I read a book by John Ortberg titled Love Beyond Reason. In the chapter “The God of the Wilderness,” Ortberg makes the following observation: in the wilderness (i.e. “the bad times”), it’s only you and God. Everything else is stripped. There are no accomplishments, no victories, no blessings. It is just you and God.
It is true in my own experience. Learning has always been easier for me in a one-on-one environment. I’ll never remember what I learned in my 400-member psychology class in college. But the things my high school journalism teacher taught me when it was just the five of us in the class, I’ll never forget. You always remember the whispers before the shouts.
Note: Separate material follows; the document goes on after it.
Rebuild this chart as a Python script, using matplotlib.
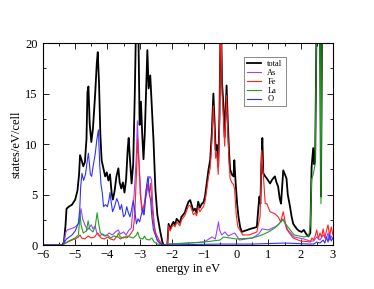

It is in the bad times, when you are stripped of everything, that you are quiet enough to hear God’s voice. Because God knows how we are—He made us that way. He knows we are more receptive to tenderness than ferocity. He designed us to be more inclined to remember whispers than shouts. So He whispers. And I’m not sure if He orders the bad times, but He at least uses them, for He knows we’ll remember it when He whispers and we actually have the silence enough to hear it.
The bad times suck. They’re supposed to. If things are going good, we’re content enough to ignore Him. So He waits for the bad times. Here He teaches us. It is the ultimate “quiet time.”
And just when we are at our lowest, when we hate Him most, He squats down next to us, cups His hand around our ears, and whispers—“I have a secret for you. You ready? It’s a good one.”
Dig Deeper
Today’s Prayer
Dear Father, thank you for speaking directly to me. I love our close connection. Help me deepen our relationship further.